For now, Licht sits at the head of the table, however. The blueprint is still his. The final decisions are his.

That said,  most of us would have to admit that Licht's results are a mixed bag. Few are perfect when it comes to getting players, even those general managers who need to be perfect.

Licht's first free agent class -- coach Lovie Smith shared in the wreckage -- featured Anthony Collins and Michael Johnson and Josh McCown. Lovie made paper airplanes out of contracts and sailed them to the four corners of the league. That ended up looking horrible for everyone.

Still, the Bucs drafted Mike Evans that year, who was a keeper.  But they also drafted Austin Seferian-Jenkins, a noted knucklehead. They drafted Kevin Pamphlile, who was of some use, but they drafted Kadeem Edwards, who was of none.

The 2015 draft was a good one with still-promising Jameis Winston (no, he isn't accomplished), Donovan Smith and Ali Marpet. The late rounds didn't go well, but a lot of late rounds don't.

The next year wasn't very good, however. Vernon Hargreaves has barely hung on as a defensive back, and Noah Spence can't stay healthy. The team traded up to take Roberto Aguayo, one of the worst decisions in the history of history, Think of Hargreaves as the Roberto Aguayo of corners. The team picked a couple of not-awful players in Ryan Smith and Caleb Benenoch, but nether are difference-makers.

In 2017, the Bucs drafted fairly well. They fair-caught a falling O.J. Howard, and they took Justin Evans and Chris Godwin and Kendell Beckwith, all of who can play. Stevie Tu'ikolovatu has a chance.

Ah, but now it's 2018, and observers will tell you that the Bucs need a running back, and a corner, and an offensive lineman, and a safety, and maybe another defensive lineman. They need to be tougher. They need to be smarter. They need to be more efficient.

Look, it isn't all up to Licht. Winston needs to be more careful with the ball, for one thing. DeSean Jackson needs to be a weapon. The secondary needs to douse the flames.

But if there is going to be a difference this year, it will be because of Licht. Already, he has brought in Jason Pierre-Paul and Vinny Curry and Beau Allen.

You imagine Licht as he goes into this draft. He is probably hopeful, because a lot of mocks lately have had running back Saquon Barkley falling to him. Barkley would be the perfect draft pick for this team, a combination of impact and need. Yes, there are those who warn against taking a running back high, but that's where the great ones live. Barry Sanders and Eric Dickerson and Walter Payton, those kinds of guys. You may find serviceable backs in the  the second round, but not the great backs that this team has almost-always lacked.

I think Licht would like Barkley more than anyone. But that means a lot of teams have to pass on him. I can't believe that happens. I don't believe, without a third-round draft pick, the Bucs can afford to trade up for him.

Licht is probably looking at the occasional game-tape of Bradley Chubb, even though he signed two defensive ends in free agency. Again, Chubb is liable to be gone.

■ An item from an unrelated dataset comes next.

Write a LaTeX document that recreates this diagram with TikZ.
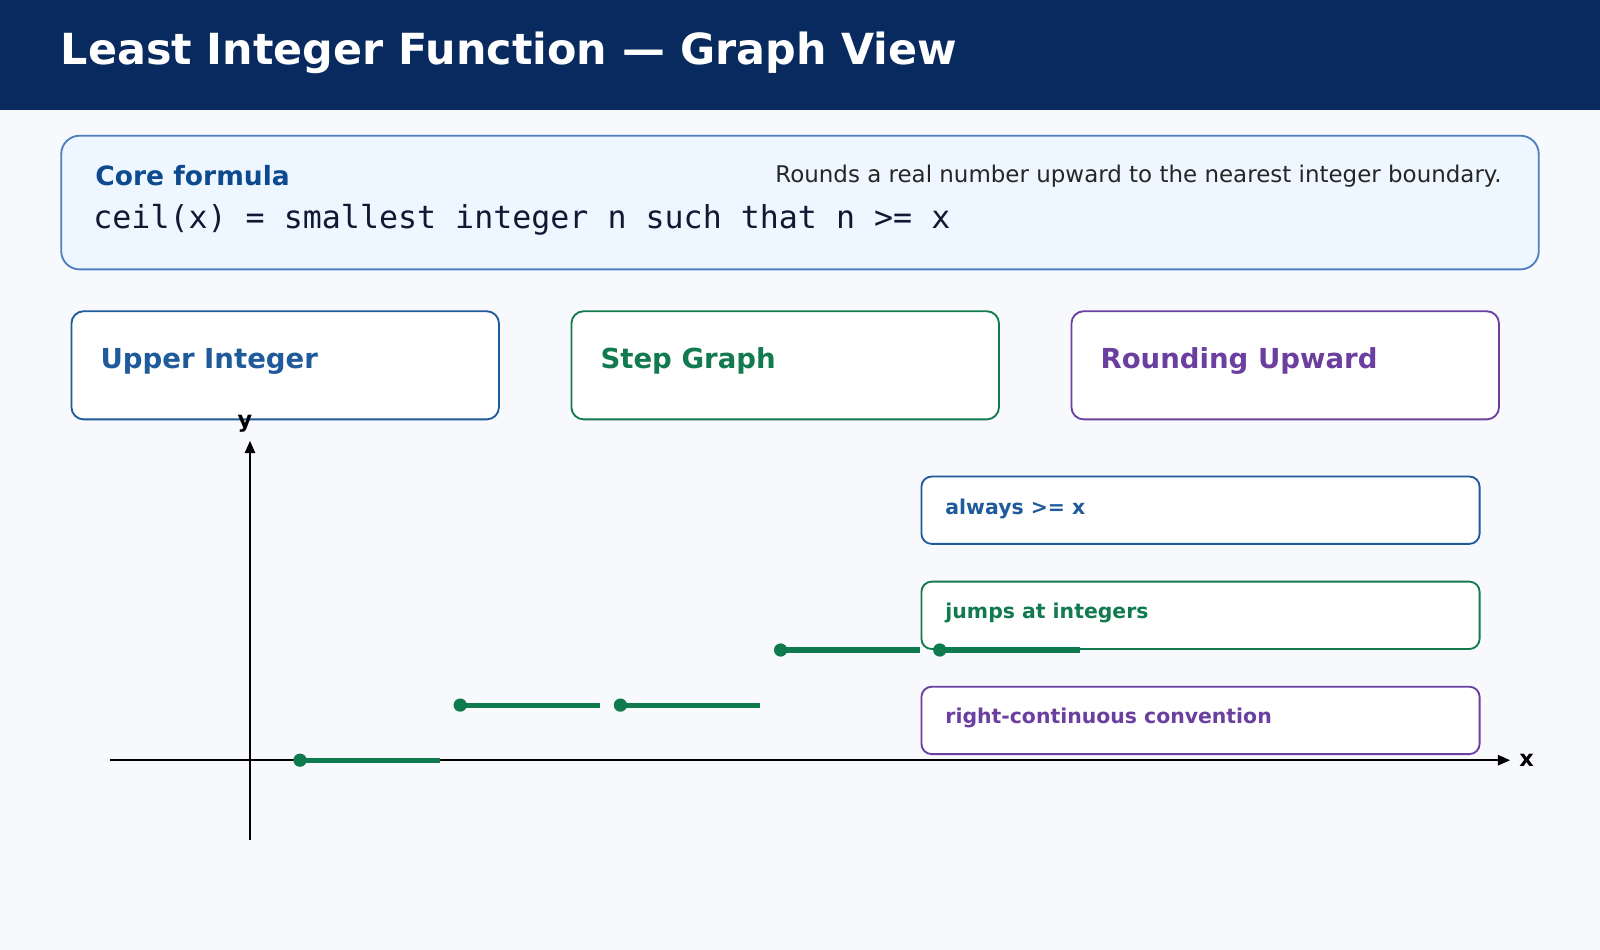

If those two or gone -- and maybe guard Quenton Nelson -- I think the Bucs will be torn between FSU safety Derwin James and trading backward to pick up a third-round pick. Safety isn't a most important position for a football team and, besides, James (or Minkah Fitzpatrick) may still be there if the team can trade back to 12 or 13.

In other words, these are the questions that Licht has to face:

Barkley or someone else in the field who can have as much impact?

James or Fitzpatrick?

Trading back or staying put?

Trading back for James or another player like defensive tackle Vita Vea?

The thing is, the quarterbacks of the draft may help here. At No. 7, the Bucs are in perfect position to entice a team that is interested in Josh Rosen or Lamar Jackson, the second wave of quarterbacks.

As of now, it's all in Licht's hands. He is the dealer. He is the pilot. He is leader of the wagon train.

All he has to be is perfect.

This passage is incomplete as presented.